> YOUR GOAL:
Each entry below must be repeated exactly, with pictures left out.

# Start of MATERIAL PROVIDED

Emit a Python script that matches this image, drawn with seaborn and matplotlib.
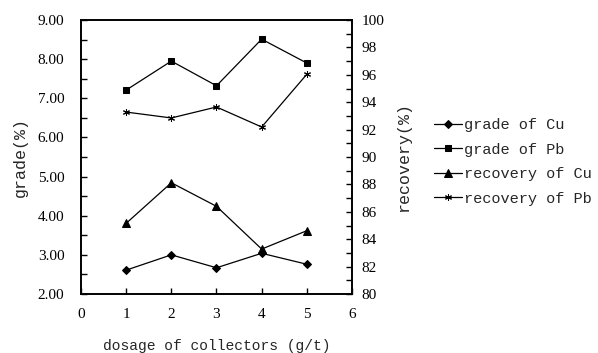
import numpy as np
import matplotlib
matplotlib.use('Agg')
import matplotlib.pyplot as plt
import seaborn as sns
import pandas as pd
from matplotlib.ticker import MultipleLocator, FormatStrFormatter

dosage = [1, 2, 3, 4, 5]
grade_cu = [2.61, 3.00, 2.67, 3.04, 2.76]
grade_pb = [7.21, 7.95, 7.32, 8.51, 7.90]
recovery_cu = [85.16, 88.12, 86.40, 83.28, 84.62]
recovery_pb = [93.28, 92.85, 93.65, 92.19, 96.04]

sns.set_theme(style='white')
plt.rcParams['font.family'] = ['Liberation Serif', 'DejaVu Serif']

df = pd.DataFrame({'dosage': dosage, 'grade_cu': grade_cu, 'grade_pb': grade_pb,
                   'recovery_cu': recovery_cu, 'recovery_pb': recovery_pb})

fig = plt.figure(figsize=(5.98, 3.53), dpi=100)
ax = fig.add_axes([81 / 598, 59 / 353, 271 / 598, 274 / 353])
ax2 = ax.twinx()

mono = 'Liberation Mono'
kw = dict(color='black', linewidth=0.9, markeredgecolor='black', markerfacecolor='black')
sns.lineplot(data=df, x='dosage', y='grade_cu', ax=ax, marker='D', markersize=4.5,
             label='grade of Cu', legend=False, **kw)
sns.lineplot(data=df, x='dosage', y='grade_pb', ax=ax, marker='s', markersize=5,
             label='grade of Pb', legend=False, **kw)
sns.lineplot(data=df, x='dosage', y='recovery_cu', ax=ax2, marker='^', markersize=6,
             label='recovery of Cu', legend=False, **kw)
sns.lineplot(data=df, x='dosage', y='recovery_pb', ax=ax2, marker=(6, 2, 0), markersize=5,
             label='recovery of Pb', legend=False, **kw)

ax.set_xlim(0, 6)
ax.set_ylim(2, 9)
ax2.set_ylim(80, 100)
ax.xaxis.set_major_locator(MultipleLocator(1))
ax.yaxis.set_major_locator(MultipleLocator(1))
ax.yaxis.set_minor_locator(MultipleLocator(0.5))
ax.yaxis.set_major_formatter(FormatStrFormatter('%.2f'))
ax2.yaxis.set_major_locator(MultipleLocator(2))
ax2.yaxis.set_minor_locator(MultipleLocator(1))

for a in (ax, ax2):
    for s in a.spines.values():
        s.set_color('black')
        s.set_linewidth(1.2)

ax.tick_params(axis='y', which='both', direction='in', left=True, length=4, width=1,
               labelsize=11, pad=12, colors='black')
ax.tick_params(axis='x', which='both', direction='in', bottom=True, length=4, width=1,
               labelsize=11, pad=10, colors='black')
ax2.tick_params(axis='y', which='both', direction='in', right=True, length=4, width=1,
                labelsize=11, pad=7, colors='black')

ax.set_xlabel('dosage of collectors (g/t)', fontfamily=mono, fontsize=10.5, labelpad=13)
ax.set_ylabel('grade(%)', fontfamily=mono, fontsize=12, labelpad=7)
ax2.set_ylabel('recovery(%)', fontfamily=mono, fontsize=12, labelpad=8)

h1, l1 = ax.get_legend_handles_labels()
h2, l2 = ax2.get_legend_handles_labels()
fig.legend(h1 + h2, l1 + l2, loc='center left', bbox_to_anchor=(428 / 598, 1 - 162 / 353),
           frameon=False, prop={'family': mono, 'size': 11}, handlelength=1.8,
           handletextpad=0.15, labelspacing=0.68, borderaxespad=0)

fig.savefig('out.png', dpi=100)
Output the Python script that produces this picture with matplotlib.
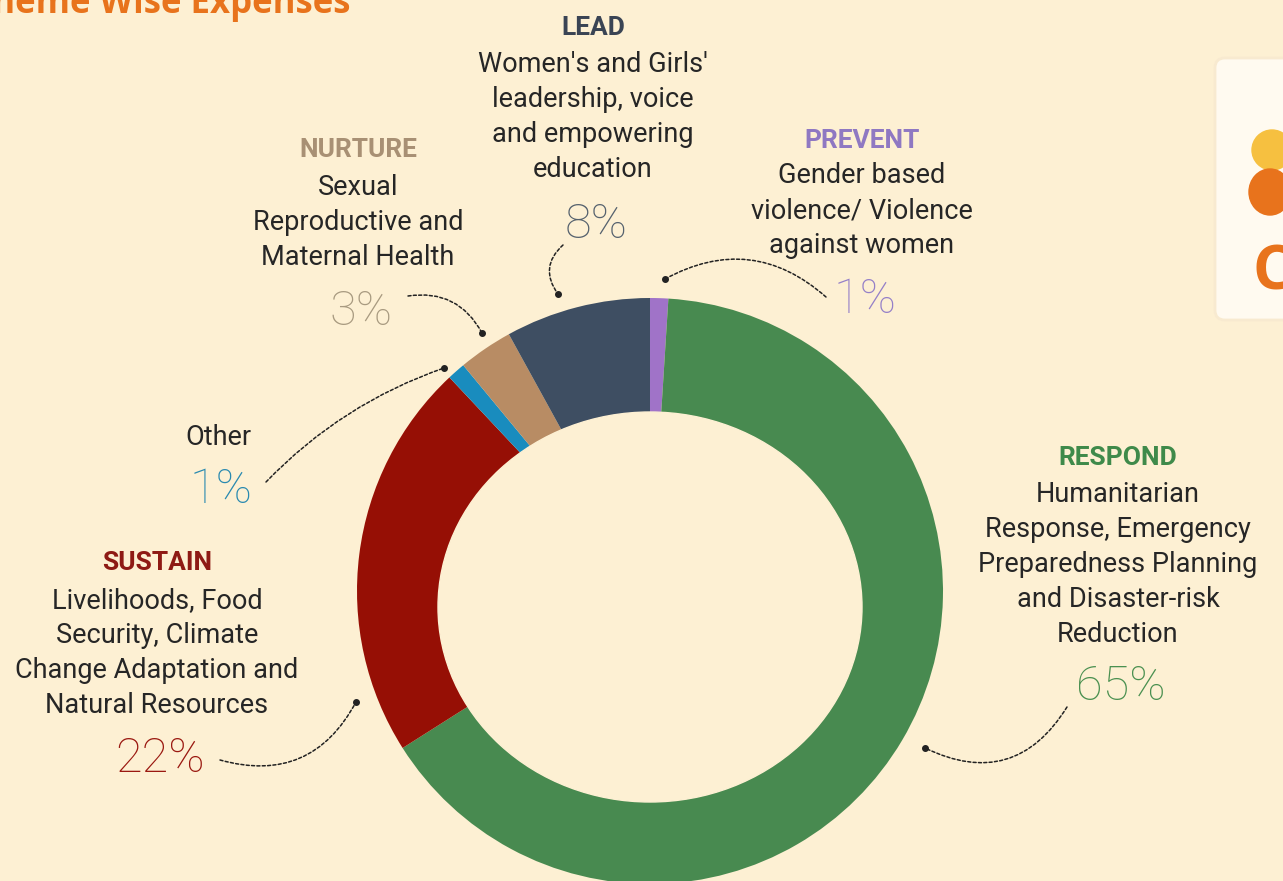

# End of MATERIAL PROVIDED

> FULL SOLUTION:
Emit a Python script that matches this image, drawn with seaborn and matplotlib.
import numpy as np
import matplotlib
matplotlib.use('Agg')
import matplotlib.pyplot as plt
import seaborn as sns
import pandas as pd
from matplotlib.ticker import MultipleLocator, FormatStrFormatter

dosage = [1, 2, 3, 4, 5]
grade_cu = [2.61, 3.00, 2.67, 3.04, 2.76]
grade_pb = [7.21, 7.95, 7.32, 8.51, 7.90]
recovery_cu = [85.16, 88.12, 86.40, 83.28, 84.62]
recovery_pb = [93.28, 92.85, 93.65, 92.19, 96.04]

sns.set_theme(style='white')
plt.rcParams['font.family'] = ['Liberation Serif', 'DejaVu Serif']

df = pd.DataFrame({'dosage': dosage, 'grade_cu': grade_cu, 'grade_pb': grade_pb,
                   'recovery_cu': recovery_cu, 'recovery_pb': recovery_pb})

fig = plt.figure(figsize=(5.98, 3.53), dpi=100)
ax = fig.add_axes([81 / 598, 59 / 353, 271 / 598, 274 / 353])
ax2 = ax.twinx()

mono = 'Liberation Mono'
kw = dict(color='black', linewidth=0.9, markeredgecolor='black', markerfacecolor='black')
sns.lineplot(data=df, x='dosage', y='grade_cu', ax=ax, marker='D', markersize=4.5,
             label='grade of Cu', legend=False, **kw)
sns.lineplot(data=df, x='dosage', y='grade_pb', ax=ax, marker='s', markersize=5,
             label='grade of Pb', legend=False, **kw)
sns.lineplot(data=df, x='dosage', y='recovery_cu', ax=ax2, marker='^', markersize=6,
             label='recovery of Cu', legend=False, **kw)
sns.lineplot(data=df, x='dosage', y='recovery_pb', ax=ax2, marker=(6, 2, 0), markersize=5,
             label='recovery of Pb', legend=False, **kw)

ax.set_xlim(0, 6)
ax.set_ylim(2, 9)
ax2.set_ylim(80, 100)
ax.xaxis.set_major_locator(MultipleLocator(1))
ax.yaxis.set_major_locator(MultipleLocator(1))
ax.yaxis.set_minor_locator(MultipleLocator(0.5))
ax.yaxis.set_major_formatter(FormatStrFormatter('%.2f'))
ax2.yaxis.set_major_locator(MultipleLocator(2))
ax2.yaxis.set_minor_locator(MultipleLocator(1))

for a in (ax, ax2):
    for s in a.spines.values():
        s.set_color('black')
        s.set_linewidth(1.2)

ax.tick_params(axis='y', which='both', direction='in', left=True, length=4, width=1,
               labelsize=11, pad=12, colors='black')
ax.tick_params(axis='x', which='both', direction='in', bottom=True, length=4, width=1,
               labelsize=11, pad=10, colors='black')
ax2.tick_params(axis='y', which='both', direction='in', right=True, length=4, width=1,
                labelsize=11, pad=7, colors='black')

ax.set_xlabel('dosage of collectors (g/t)', fontfamily=mono, fontsize=10.5, labelpad=13)
ax.set_ylabel('grade(%)', fontfamily=mono, fontsize=12, labelpad=7)
ax2.set_ylabel('recovery(%)', fontfamily=mono, fontsize=12, labelpad=8)

h1, l1 = ax.get_legend_handles_labels()
h2, l2 = ax2.get_legend_handles_labels()
fig.legend(h1 + h2, l1 + l2, loc='center left', bbox_to_anchor=(428 / 598, 1 - 162 / 353),
           frameon=False, prop={'family': mono, 'size': 11}, handlelength=1.8,
           handletextpad=0.15, labelspacing=0.68, borderaxespad=0)

fig.savefig('out.png', dpi=100)
Output the Python script that produces this picture with matplotlib.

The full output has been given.